The study has discovered in different species of animals that by slowing down their rate of DNA mutations, they live longer. The speed at which DNA mutations occur does not depend on the size of an organism, but on the simple genetics by that, they have been created. 

For example, previous studies which tried to solve this mystery blamed life span on the size of an organism. The bigger the creature, the more energy it has to consume as it has to replace more cells as the genes deteriorate with time. The new study argues that this is not the case, as a mole rat has a life span of around 25 years and a giraffe has a life span of around 24 years. The giraffe is arguably 1000 times bigger than the mole rat, yet they both live the same amount of time. 

This shows that size does not matter, what matters is the speed at which the DNA mutates. When scientists checked the mutation rates of both the animals mentioned above, they were almost similar. The mole rat suffers 93 mutations a year and the giraffe 99 mutations per year

Dr. Alex Cagan the lead author of this study says that this opens the door for humanity to better understand the aging process and how this could be manipulated in the future to hopefully make the lifespan of humans longer. 

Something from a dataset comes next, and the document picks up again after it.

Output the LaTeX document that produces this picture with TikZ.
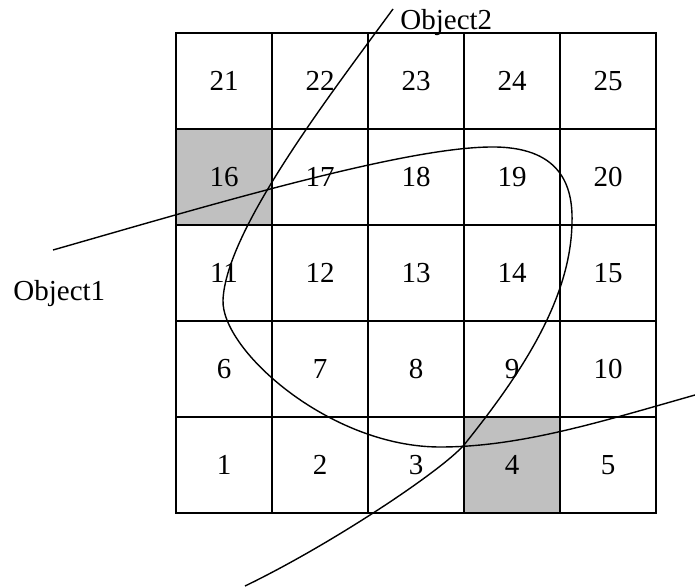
\documentclass[tikz,border=0pt]{standalone}
\usepackage{fontspec}
\setmainfont{Liberation Serif}
\usepackage{xcolor}
\definecolor{shade}{RGB}{192,192,192}

\begin{document}
\begin{tikzpicture}[x=0.5pt, y=-0.5pt, every node/.style={font=\fontsize{14.5}{16}\selectfont},
  cell/.style={draw, line width=0.8pt, minimum size=48pt, inner sep=0pt},
  track/.style={line width=0.7pt}]
\useasboundingbox (0,0) rectangle (695,588);
% grid of cells, numbered from the bottom left
\foreach \n in {1,...,25}{
  \pgfmathtruncatemacro{\col}{mod(\n-1,5)}
  \pgfmathtruncatemacro{\row}{(\n-1)/5}
  \pgfmathtruncatemacro{\tint}{(\n==4 || \n==16) ? 100 : 0}
  \node[cell, fill=shade!\tint!white] (cell\n) at ({224+96*\col},{465-96*\row}) {\n};
}
% object 1: enters from the left and loops down through 3
\draw[track] (53,250) .. controls (200,208) and (400,148) .. (490,147)
  .. controls (560,146) and (573,185) .. (572,222)
  .. controls (571,300) and (520,375) .. (464,445)
  .. controls (440,472) and (330,545) .. (245,586);
% object 2: enters from the top and leaves to the right
\draw[track] (393,9) .. controls (330,95) and (226,230) .. (223,300)
  .. controls (221,350) and (330,447) .. (440,447)
  .. controls (520,447) and (600,422) .. (695,395);
\node[anchor=base west, inner sep=0pt] (obj2) at (400,30) {Object2};
\node[anchor=base west, inner sep=0pt] (obj1) at (13,300) {Object1};
\end{tikzpicture}
\end{document}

“But the most exciting aspect of the study has to be finding that lifespan is inversely proportional to the somatic mutation rate. This suggests that somatic mutations may play a role in aging.” (Quote by Dr. Alex Cagan)

To place this study into better perspective, a mice lives around 3.7 years and suffers 796 mutations per year. The average human lifespan (only taking into consideration death from natural causes) is around 83.6 years. The reason why we as humans have a much longer lifespan is that we only suffer 47 mutations per year. If a mice was to suffer the same amount of mutations per year, it would live as long as us based on the math behind the theory. 

If scientists will find a way in the future to slow the rate of mutations we suffer per year, we would be living much longer. Besides the ability of our bodies to live a certain period of time, it also comes down to the type of lifestyle we live and the respect we all have for our own physical as well as mental health.